## OBJECTIVE
No pictures go into the copy. Write out exactly the lines below from the one containing "Give me the" through the one containing "const backgroundData = phaseOf.map(p".

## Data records
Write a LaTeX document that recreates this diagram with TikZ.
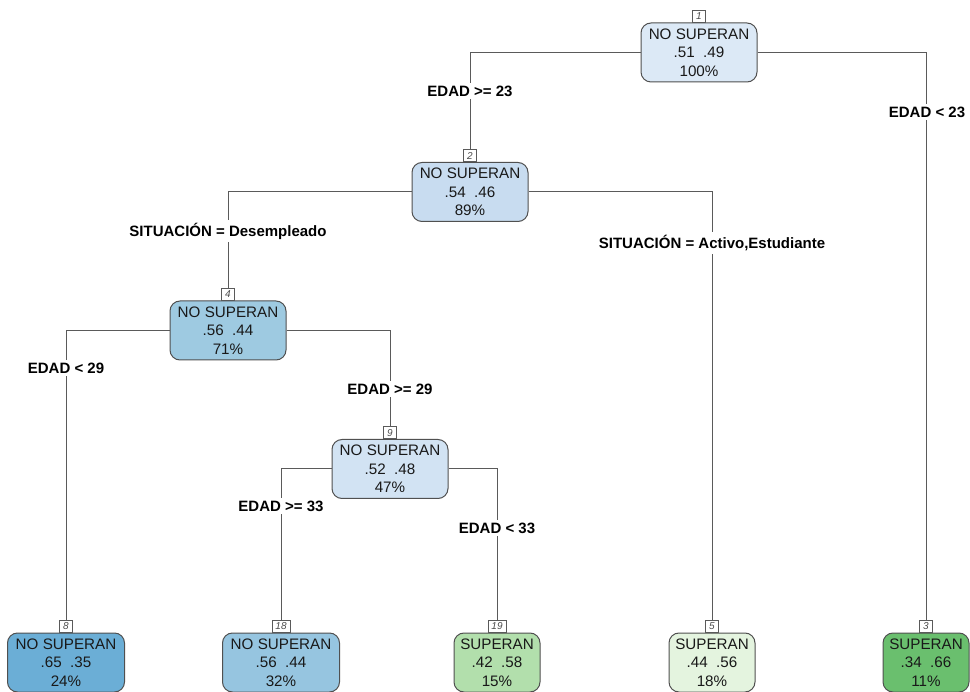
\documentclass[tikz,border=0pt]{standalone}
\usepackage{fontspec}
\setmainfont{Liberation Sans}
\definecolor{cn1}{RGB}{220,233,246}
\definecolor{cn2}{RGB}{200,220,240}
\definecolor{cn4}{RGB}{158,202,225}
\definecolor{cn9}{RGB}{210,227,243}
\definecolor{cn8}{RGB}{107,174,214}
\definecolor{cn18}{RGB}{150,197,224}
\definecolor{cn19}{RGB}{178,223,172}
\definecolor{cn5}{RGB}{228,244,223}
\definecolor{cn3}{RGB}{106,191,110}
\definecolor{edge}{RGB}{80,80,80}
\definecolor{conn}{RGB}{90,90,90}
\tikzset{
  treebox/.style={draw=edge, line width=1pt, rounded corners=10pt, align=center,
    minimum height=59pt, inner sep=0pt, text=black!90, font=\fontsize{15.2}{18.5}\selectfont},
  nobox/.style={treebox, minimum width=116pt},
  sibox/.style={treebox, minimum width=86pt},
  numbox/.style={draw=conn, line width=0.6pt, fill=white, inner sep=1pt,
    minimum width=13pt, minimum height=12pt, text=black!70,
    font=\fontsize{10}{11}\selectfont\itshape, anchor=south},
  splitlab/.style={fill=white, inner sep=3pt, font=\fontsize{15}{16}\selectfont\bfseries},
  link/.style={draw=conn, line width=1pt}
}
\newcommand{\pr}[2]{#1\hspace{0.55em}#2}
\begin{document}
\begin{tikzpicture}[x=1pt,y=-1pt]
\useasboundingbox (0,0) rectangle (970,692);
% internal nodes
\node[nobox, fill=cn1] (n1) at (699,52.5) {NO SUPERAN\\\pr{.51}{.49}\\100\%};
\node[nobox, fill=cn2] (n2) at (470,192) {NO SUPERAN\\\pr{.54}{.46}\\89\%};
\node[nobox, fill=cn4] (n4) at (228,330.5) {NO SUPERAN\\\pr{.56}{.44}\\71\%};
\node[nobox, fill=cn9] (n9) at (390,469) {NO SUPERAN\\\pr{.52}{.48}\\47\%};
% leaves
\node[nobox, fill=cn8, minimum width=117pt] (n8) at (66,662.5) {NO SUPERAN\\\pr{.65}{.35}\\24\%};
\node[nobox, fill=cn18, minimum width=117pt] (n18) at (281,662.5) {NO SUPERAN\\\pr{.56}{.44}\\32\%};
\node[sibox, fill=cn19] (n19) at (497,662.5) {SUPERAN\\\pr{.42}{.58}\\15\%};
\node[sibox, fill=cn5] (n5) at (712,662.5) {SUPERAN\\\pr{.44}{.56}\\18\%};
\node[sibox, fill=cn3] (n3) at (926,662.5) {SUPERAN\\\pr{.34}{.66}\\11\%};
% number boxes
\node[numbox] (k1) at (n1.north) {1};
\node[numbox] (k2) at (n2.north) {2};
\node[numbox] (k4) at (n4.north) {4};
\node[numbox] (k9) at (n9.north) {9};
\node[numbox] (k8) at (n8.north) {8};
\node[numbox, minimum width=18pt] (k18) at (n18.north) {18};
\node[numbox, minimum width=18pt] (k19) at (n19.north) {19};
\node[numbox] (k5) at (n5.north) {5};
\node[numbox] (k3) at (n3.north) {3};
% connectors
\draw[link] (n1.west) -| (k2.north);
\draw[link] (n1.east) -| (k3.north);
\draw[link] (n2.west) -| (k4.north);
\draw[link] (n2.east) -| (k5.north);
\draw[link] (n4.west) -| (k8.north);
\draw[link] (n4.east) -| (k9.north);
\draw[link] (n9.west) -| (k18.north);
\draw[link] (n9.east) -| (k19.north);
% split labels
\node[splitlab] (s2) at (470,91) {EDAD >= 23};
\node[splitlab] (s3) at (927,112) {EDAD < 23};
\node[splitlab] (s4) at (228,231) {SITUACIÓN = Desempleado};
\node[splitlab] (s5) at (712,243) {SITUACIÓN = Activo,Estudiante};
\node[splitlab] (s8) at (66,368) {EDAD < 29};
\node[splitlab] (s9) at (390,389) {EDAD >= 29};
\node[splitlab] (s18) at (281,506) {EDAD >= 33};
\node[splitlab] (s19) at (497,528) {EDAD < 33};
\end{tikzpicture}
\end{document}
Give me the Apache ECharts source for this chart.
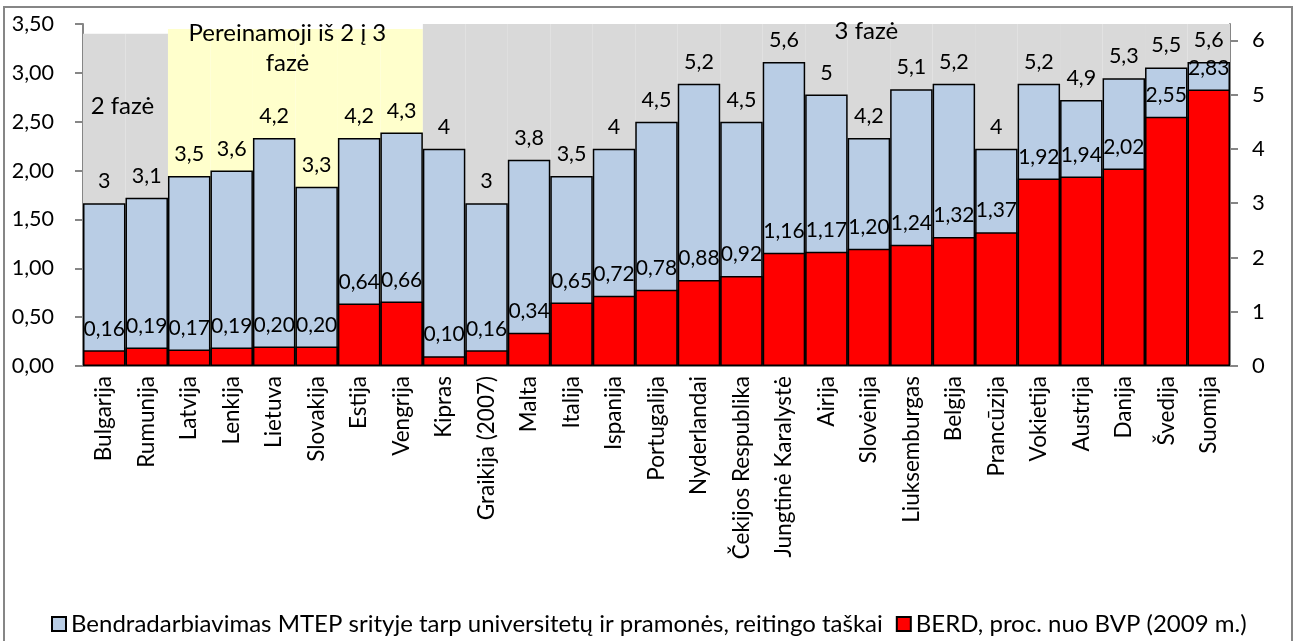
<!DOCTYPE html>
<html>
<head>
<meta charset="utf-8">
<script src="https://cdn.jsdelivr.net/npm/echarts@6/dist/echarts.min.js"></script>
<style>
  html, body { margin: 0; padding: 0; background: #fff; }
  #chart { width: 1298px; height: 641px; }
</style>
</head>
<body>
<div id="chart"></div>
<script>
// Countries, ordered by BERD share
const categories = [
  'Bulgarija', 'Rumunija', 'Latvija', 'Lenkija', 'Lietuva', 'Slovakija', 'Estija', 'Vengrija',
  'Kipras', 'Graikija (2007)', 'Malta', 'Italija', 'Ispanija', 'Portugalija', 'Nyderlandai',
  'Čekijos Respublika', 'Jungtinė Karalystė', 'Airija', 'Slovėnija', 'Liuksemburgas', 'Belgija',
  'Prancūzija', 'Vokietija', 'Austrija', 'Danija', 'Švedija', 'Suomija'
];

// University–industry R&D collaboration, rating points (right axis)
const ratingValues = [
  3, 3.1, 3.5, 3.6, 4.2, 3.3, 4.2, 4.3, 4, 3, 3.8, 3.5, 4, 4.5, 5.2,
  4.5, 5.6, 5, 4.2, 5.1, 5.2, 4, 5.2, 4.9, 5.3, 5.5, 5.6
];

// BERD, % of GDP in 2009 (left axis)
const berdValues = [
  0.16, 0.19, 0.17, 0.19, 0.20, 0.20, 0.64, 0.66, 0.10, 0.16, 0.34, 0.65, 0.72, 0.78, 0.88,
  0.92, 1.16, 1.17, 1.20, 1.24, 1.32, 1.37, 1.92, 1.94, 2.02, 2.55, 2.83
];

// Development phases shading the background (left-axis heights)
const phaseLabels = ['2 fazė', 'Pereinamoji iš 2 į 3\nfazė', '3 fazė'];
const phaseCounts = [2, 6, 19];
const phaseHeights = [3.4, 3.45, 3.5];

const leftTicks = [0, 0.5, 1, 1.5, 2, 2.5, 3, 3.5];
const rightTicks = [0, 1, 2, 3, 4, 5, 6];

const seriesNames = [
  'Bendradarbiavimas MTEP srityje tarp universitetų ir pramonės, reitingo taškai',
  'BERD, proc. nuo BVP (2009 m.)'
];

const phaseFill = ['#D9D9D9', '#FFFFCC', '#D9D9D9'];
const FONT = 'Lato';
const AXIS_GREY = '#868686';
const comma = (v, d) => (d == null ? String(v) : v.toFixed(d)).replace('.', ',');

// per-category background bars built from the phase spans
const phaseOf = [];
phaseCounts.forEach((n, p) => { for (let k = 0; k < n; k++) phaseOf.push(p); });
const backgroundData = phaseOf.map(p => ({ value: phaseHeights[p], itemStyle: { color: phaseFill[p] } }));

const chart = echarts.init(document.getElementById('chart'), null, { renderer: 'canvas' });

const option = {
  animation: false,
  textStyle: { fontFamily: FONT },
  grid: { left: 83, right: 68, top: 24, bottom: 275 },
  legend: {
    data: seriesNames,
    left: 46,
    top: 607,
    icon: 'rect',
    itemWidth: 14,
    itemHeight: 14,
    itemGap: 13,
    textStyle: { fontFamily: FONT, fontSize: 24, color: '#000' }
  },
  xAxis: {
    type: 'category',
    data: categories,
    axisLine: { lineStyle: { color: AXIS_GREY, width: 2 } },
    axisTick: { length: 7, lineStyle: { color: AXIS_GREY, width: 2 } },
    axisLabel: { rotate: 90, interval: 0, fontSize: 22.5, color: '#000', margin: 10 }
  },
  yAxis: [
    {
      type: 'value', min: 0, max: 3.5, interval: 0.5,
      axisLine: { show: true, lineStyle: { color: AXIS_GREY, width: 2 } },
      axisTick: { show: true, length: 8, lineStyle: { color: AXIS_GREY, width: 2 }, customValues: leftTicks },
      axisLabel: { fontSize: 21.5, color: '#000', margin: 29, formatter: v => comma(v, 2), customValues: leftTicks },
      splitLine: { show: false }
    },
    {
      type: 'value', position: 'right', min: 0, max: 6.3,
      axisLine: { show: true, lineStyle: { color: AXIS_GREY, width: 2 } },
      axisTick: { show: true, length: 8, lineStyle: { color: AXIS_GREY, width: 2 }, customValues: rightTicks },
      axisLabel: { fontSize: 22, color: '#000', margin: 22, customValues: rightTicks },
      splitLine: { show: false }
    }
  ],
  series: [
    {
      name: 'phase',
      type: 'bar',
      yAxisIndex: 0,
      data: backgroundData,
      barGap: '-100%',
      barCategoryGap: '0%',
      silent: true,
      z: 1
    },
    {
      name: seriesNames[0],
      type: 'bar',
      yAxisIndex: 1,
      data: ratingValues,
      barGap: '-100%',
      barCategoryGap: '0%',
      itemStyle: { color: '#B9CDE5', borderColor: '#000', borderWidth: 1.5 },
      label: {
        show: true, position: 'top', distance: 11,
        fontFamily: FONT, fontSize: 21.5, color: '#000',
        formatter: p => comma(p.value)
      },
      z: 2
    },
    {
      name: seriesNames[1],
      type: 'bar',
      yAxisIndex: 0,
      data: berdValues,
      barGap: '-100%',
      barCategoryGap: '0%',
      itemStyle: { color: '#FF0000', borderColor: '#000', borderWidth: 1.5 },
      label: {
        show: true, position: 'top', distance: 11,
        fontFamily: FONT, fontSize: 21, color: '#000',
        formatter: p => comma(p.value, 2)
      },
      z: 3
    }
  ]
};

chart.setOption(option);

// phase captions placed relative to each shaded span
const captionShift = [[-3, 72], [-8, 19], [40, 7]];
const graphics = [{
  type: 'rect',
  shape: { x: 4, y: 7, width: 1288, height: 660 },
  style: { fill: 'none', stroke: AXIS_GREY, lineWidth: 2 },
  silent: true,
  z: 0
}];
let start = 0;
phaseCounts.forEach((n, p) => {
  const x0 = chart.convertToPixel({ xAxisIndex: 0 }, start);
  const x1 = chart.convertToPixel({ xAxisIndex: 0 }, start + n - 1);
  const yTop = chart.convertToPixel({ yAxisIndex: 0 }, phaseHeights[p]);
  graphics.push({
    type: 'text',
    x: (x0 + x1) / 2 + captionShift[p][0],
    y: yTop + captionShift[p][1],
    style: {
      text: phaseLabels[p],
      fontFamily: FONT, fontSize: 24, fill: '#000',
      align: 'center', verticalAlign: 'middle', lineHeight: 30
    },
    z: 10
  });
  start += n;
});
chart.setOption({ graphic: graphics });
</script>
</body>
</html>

## EXPECTED ANSWER
Give me the Apache ECharts source for this chart.
<!DOCTYPE html>
<html>
<head>
<meta charset="utf-8">
<script src="https://cdn.jsdelivr.net/npm/echarts@6/dist/echarts.min.js"></script>
<style>
  html, body { margin: 0; padding: 0; background: #fff; }
  #chart { width: 1298px; height: 641px; }
</style>
</head>
<body>
<div id="chart"></div>
<script>
// Countries, ordered by BERD share
const categories = [
  'Bulgarija', 'Rumunija', 'Latvija', 'Lenkija', 'Lietuva', 'Slovakija', 'Estija', 'Vengrija',
  'Kipras', 'Graikija (2007)', 'Malta', 'Italija', 'Ispanija', 'Portugalija', 'Nyderlandai',
  'Čekijos Respublika', 'Jungtinė Karalystė', 'Airija', 'Slovėnija', 'Liuksemburgas', 'Belgija',
  'Prancūzija', 'Vokietija', 'Austrija', 'Danija', 'Švedija', 'Suomija'
];

// University–industry R&D collaboration, rating points (right axis)
const ratingValues = [
  3, 3.1, 3.5, 3.6, 4.2, 3.3, 4.2, 4.3, 4, 3, 3.8, 3.5, 4, 4.5, 5.2,
  4.5, 5.6, 5, 4.2, 5.1, 5.2, 4, 5.2, 4.9, 5.3, 5.5, 5.6
];

// BERD, % of GDP in 2009 (left axis)
const berdValues = [
  0.16, 0.19, 0.17, 0.19, 0.20, 0.20, 0.64, 0.66, 0.10, 0.16, 0.34, 0.65, 0.72, 0.78, 0.88,
  0.92, 1.16, 1.17, 1.20, 1.24, 1.32, 1.37, 1.92, 1.94, 2.02, 2.55, 2.83
];

// Development phases shading the background (left-axis heights)
const phaseLabels = ['2 fazė', 'Pereinamoji iš 2 į 3\nfazė', '3 fazė'];
const phaseCounts = [2, 6, 19];
const phaseHeights = [3.4, 3.45, 3.5];

const leftTicks = [0, 0.5, 1, 1.5, 2, 2.5, 3, 3.5];
const rightTicks = [0, 1, 2, 3, 4, 5, 6];

const seriesNames = [
  'Bendradarbiavimas MTEP srityje tarp universitetų ir pramonės, reitingo taškai',
  'BERD, proc. nuo BVP (2009 m.)'
];

const phaseFill = ['#D9D9D9', '#FFFFCC', '#D9D9D9'];
const FONT = 'Lato';
const AXIS_GREY = '#868686';
const comma = (v, d) => (d == null ? String(v) : v.toFixed(d)).replace('.', ',');

// per-category background bars built from the phase spans
const phaseOf = [];
phaseCounts.forEach((n, p) => { for (let k = 0; k < n; k++) phaseOf.push(p); });
const backgroundData = phaseOf.map(p => ({ value: phaseHeights[p], itemStyle: { color: phaseFill[p] } }));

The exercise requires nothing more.